The first sea-road mariners
would have used natural navigation techniques: the direction of flight at dusk of land-roosting birds like fulmars, petrels or gannets; the Pole Star or the North Star, the fixed point of the celestial panorama about which all other stars appeared to rotate; the sighting of orographic clouds that signalled the existence of land over the horizon; the detection of swell patterns. Such methods would have allowed early navigators to keep close to a desired track, and would have contributed over time to a shared memory map of the coastline and the best sea routes, kept and passed on as story and drawing.

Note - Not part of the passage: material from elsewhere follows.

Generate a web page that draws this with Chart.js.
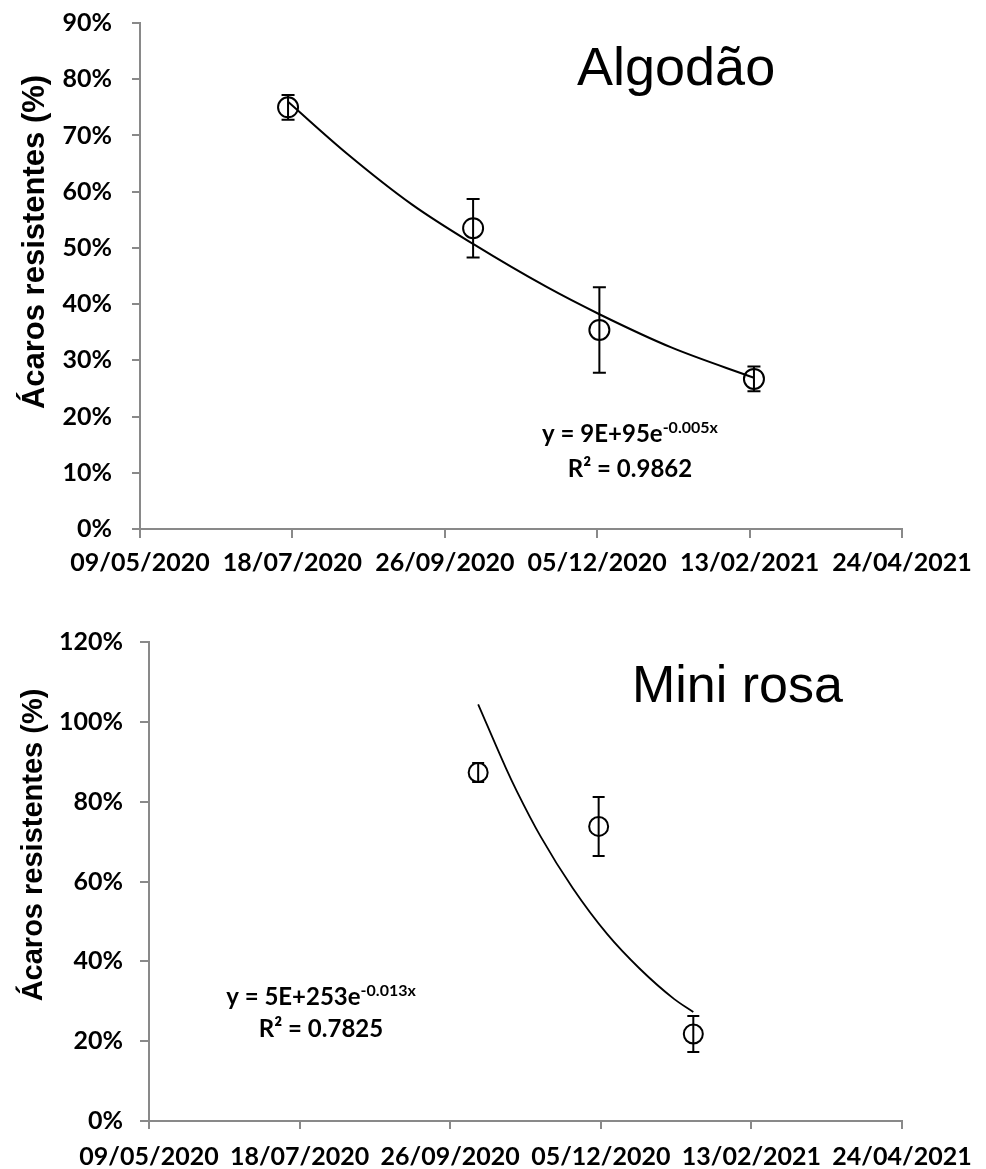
<!DOCTYPE html>
<html><head><meta charset="utf-8">
<script src="https://cdn.jsdelivr.net/npm/chart.js@4.4.0/dist/chart.umd.min.js"></script>
<style>
html,body{margin:0;padding:0;background:#fff;}
#wrap1{position:absolute;left:0;top:0;width:986px;height:585px;}
#wrap2{position:absolute;left:0;top:585px;width:986px;height:584px;}
canvas{display:block;}
</style></head><body>
<div id="wrap1"><canvas id="c1" width="986" height="585"></canvas></div>
<div id="wrap2"><canvas id="c2" width="986" height="584"></canvas></div>
<script>
// ---------- DATA ----------
const xTickLabels = ['09/05/2020','18/07/2020','26/09/2020','05/12/2020','13/02/2021','24/04/2021'];

const algodaoYTicks = [0,10,20,30,40,50,60,70,80,90];
const algodaoDates  = ['16/07/2020','09/10/2020','06/12/2020','15/02/2021'];
const algodaoValues = [75.0, 53.5, 35.4, 26.7];
const algodaoErrors = [2.2, 5.2, 7.6, 2.2];
const algodaoTrendDates  = ['16/07/2020','12/08/2020','11/09/2020','09/10/2020','12/11/2020','06/12/2020','08/01/2021','15/02/2021'];
const algodaoTrendValues = [76.0, 66.8, 57.7, 50.7, 43.0, 38.2, 32.3, 26.9];

const miniYTicks = [0,20,40,60,80,100,120];
const miniDates  = ['09/10/2020','04/12/2020','17/01/2021'];
const miniValues = [87.3, 73.8, 21.8];
const miniErrors = [2.4, 7.4, 4.5];
const miniTrendDates  = ['09/10/2020','22/10/2020','27/10/2020','07/11/2020','22/11/2020','08/12/2020','23/12/2020','08/01/2021','17/01/2021'];
const miniTrendValues = [104.4, 88.3, 82.6, 71.3, 58.3, 46.8, 38.2, 30.6, 27.3];

const yTitle = 'Ácaros resistentes (%)';

// ---------- HELPERS ----------
function toDay(s){ const [d,m,y] = s.split('/').map(Number); return Date.UTC(y, m-1, d) / 864e5; }
const AXIS_GRAY = '#898989';
const TICK_FONT = {family:'Lato, "Open Sans", sans-serif', weight:'bold', size:25};

function makeChart(id, cfg){
  const pts = cfg.dates.map((d,i)=>({x: toDay(d), y: cfg.values[i]}));
  const trend = cfg.trendDates.map((d,i)=>({x: toDay(d), y: cfg.trendValues[i]}));
  const plug = {
    id: 'extras_'+id,
    afterDatasetsDraw(chart){
      const {ctx, scales:{x, y}} = chart;
      ctx.save();
      ctx.strokeStyle = '#000'; ctx.lineWidth = cfg.markLW;
      cfg.dates.forEach((d,i)=>{
        const px = x.getPixelForValue(toDay(d));
        const v = cfg.values[i], e = cfg.errors[i];
        const pt = y.getPixelForValue(v+e), pb = y.getPixelForValue(v-e);
        ctx.beginPath();
        ctx.moveTo(px, pt); ctx.lineTo(px, pb);
        ctx.moveTo(px-cfg.cap, pt); ctx.lineTo(px+cfg.cap, pt);
        ctx.moveTo(px-cfg.cap, pb); ctx.lineTo(px+cfg.cap, pb);
        ctx.stroke();
      });
      ctx.restore();
    },
    afterDraw(chart){
      const ctx = chart.ctx;
      ctx.save();
      ctx.fillStyle = '#000';
      ctx.font = cfg.titleSize + 'px "Liberation Sans", Arial, sans-serif';
      ctx.textAlign = 'left'; ctx.textBaseline = 'alphabetic';
      ctx.fillText(cfg.title, cfg.titleX, cfg.titleY);
      const mainF = 'bold 24px Lato, "Open Sans", sans-serif';
      const supF = 'bold 16px Lato, "Open Sans", sans-serif';
      ctx.font = mainF; const w1 = ctx.measureText(cfg.eqMain).width;
      ctx.font = supF; const w2 = ctx.measureText(cfg.eqSup).width;
      const sx = cfg.eqX - (w1+w2)/2;
      ctx.font = mainF; ctx.fillText(cfg.eqMain, sx, cfg.eqY1);
      ctx.font = supF; ctx.fillText(cfg.eqSup, sx + w1, cfg.eqY1 - 9);
      ctx.font = mainF; ctx.textAlign = 'center';
      ctx.fillText(cfg.r2, cfg.eqX, cfg.eqY2);
      ctx.translate(cfg.ytX, cfg.ytY);
      ctx.rotate(-Math.PI/2);
      ctx.font = 'bold ' + cfg.ytSize + 'px "Liberation Sans", Arial, sans-serif';
      ctx.textAlign = 'center'; ctx.textBaseline = 'alphabetic';
      ctx.fillText(yTitle, 0, 0);
      ctx.restore();
    }
  };
  return new Chart(document.getElementById(id), {
    type: 'scatter',
    data: { datasets: [
      { data: trend, showLine: true, borderColor: '#000', borderWidth: cfg.trendLW, pointRadius: 0, cubicInterpolationMode: 'monotone', fill: false },
      { data: pts, showLine: false, pointStyle: 'circle', pointRadius: cfg.r, pointBorderWidth: cfg.markLW, pointBorderColor: '#000', pointBackgroundColor: 'rgba(0,0,0,0)' }
    ]},
    options: {
      responsive: false, animation: false, events: [],
      layout: { padding: { left: 0, top: cfg.top, right: cfg.right, bottom: 0 } },
      plugins: { legend: {display:false}, tooltip: {enabled:false} },
      scales: {
        x: {
          type: 'linear', min: toDay(xTickLabels[0]), max: toDay(xTickLabels[xTickLabels.length-1]),
          afterBuildTicks: s => { s.ticks = xTickLabels.map(l => ({value: toDay(l)})); },
          afterFit: s => { s.height = cfg.xH; s.paddingLeft = 0; s.paddingRight = 0; },
          ticks: { autoSkip:false, maxRotation:0, minRotation:0, padding: cfg.xPad, color:'#000', font: TICK_FONT,
                   callback: (v,i) => xTickLabels[i] },
          grid: { drawOnChartArea:false, drawTicks:true, tickLength: cfg.xTL, color: AXIS_GRAY, lineWidth: 2 },
          border: { color: AXIS_GRAY, width: 2 }
        },
        y: {
          type: 'linear', min: cfg.yTicks[0], max: cfg.yTicks[cfg.yTicks.length-1],
          afterBuildTicks: s => { s.ticks = cfg.yTicks.map(v => ({value: v})); },
          afterFit: s => { s.width = cfg.left; s.paddingTop = 0; s.paddingBottom = 0; },
          ticks: { autoSkip:false, padding: cfg.yPad, color:'#000', font: TICK_FONT, callback: v => v + '%' },
          grid: { drawOnChartArea:false, drawTicks:true, tickLength: cfg.yTL, color: AXIS_GRAY, lineWidth: 2 },
          border: { color: AXIS_GRAY, width: 2 }
        }
      }
    },
    plugins: [plug]
  });
}

makeChart('c1', {
  dates: algodaoDates, values: algodaoValues, errors: algodaoErrors,
  trendDates: algodaoTrendDates, trendValues: algodaoTrendValues, yTicks: algodaoYTicks,
  top: 23, right: 84, left: 140, xH: 56, xPad: 10, xTL: 9, yPad: 20, yTL: 8,
  r: 10, markLW: 2, cap: 6.5, trendLW: 2,
  title: 'Algodão', titleSize: 54, titleX: 577, titleY: 85,
  eqMain: 'y = 9E+95e', eqSup: '-0.005x', r2: 'R² = 0.9862', eqX: 630, eqY1: 442, eqY2: 477,
  ytX: 44, ytY: 242, ytSize: 31
});
makeChart('c2', {
  dates: miniDates, values: miniValues, errors: miniErrors,
  trendDates: miniTrendDates, trendValues: miniTrendValues, yTicks: miniYTicks,
  top: 57, right: 84, left: 149, xH: 48, xPad: 13, xTL: 8, yPad: 17, yTL: 9,
  r: 9.5, markLW: 2, cap: 6, trendLW: 1.8,
  title: 'Mini rosa', titleSize: 52, titleX: 632, titleY: 117,
  eqMain: 'y = 5E+253e', eqSup: '-0.013x', r2: 'R² = 0.7825', eqX: 321, eqY1: 420, eqY2: 452,
  ytX: 42, ytY: 260, ytSize: 29
});
</script>
</body></html>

Such knowledge became codified over time in the form of rudimentary charts and
peripli
, and then as route books in which sea paths were recorded as narratives and poems: the catalogue of ships in the
Iliad
is a pilot’s mnemonic, for instance, as is the
Massaliote
Periplus
(possibly sixth-century
BC
). Word-maps of sea routes occur in skaldic poetry, and are also folded into the Icelandic sagas (some of which offer directions for sailing from Norway to Iceland, with details of way stations, sighting points and other key
landtoninger
, or landmarks), as well as into more functional medieval Icelandic texts such as the extraordinary fourteenth-century
Landnámabók
(
The Book of Settlements
) whose hundred chapters and five parts tell the story of the takeover of Iceland by the Vikings, and include guides to the
verstrveger
– the western roads of the Atlantic that led from Norway to the Orkneys, Scotland, the Hebrides and Ireland, as well as to the Faeroes, Iceland and Greenland. All of these documents are, in Kenneth White’s resonant phrase, ‘
poetic logbooks
, full of salt, wind and waves’, and they eventually developed into the pilot books known variously as
routiers
,
rutters
and
portolani
(the latter offering directions for coastwise rather than trans-oceanic passage crossings, whereby progress was measured by marking off headlands).

The discovery of the sea roads necessitated a radical re-imagining of the history of Europe. Try it yourself, now. Invert the mental map you hold of Britain, Ireland and western Europe. Turn it inside out. Blank out the land interiors of these countries – consider them featureless, as you might previously have considered the sea. Instead, populate the western and northern waters with paths and tracks: a travel system that joins port to port, island to island, headland to headland, river mouth to river mouth. The sea has become the land, in that it is now the usual medium of transit: not barrier but corridor.
*

Once you have carried out this thought-experiment, this photo-negative flip, many consequences follow. One is centrifugal. Matter and culture spin to the edges. The centre is emptied and the margins become central. The Atlantic fringe of Europe is no longer the brink of ‘the Old World’, but rather the interface with the New. The coastal settlements are places of departure and arrival, thriving crossroads: the Orcadian archipelago is not remote but a focal point, standing at the heart of a trade and pilgrimage network.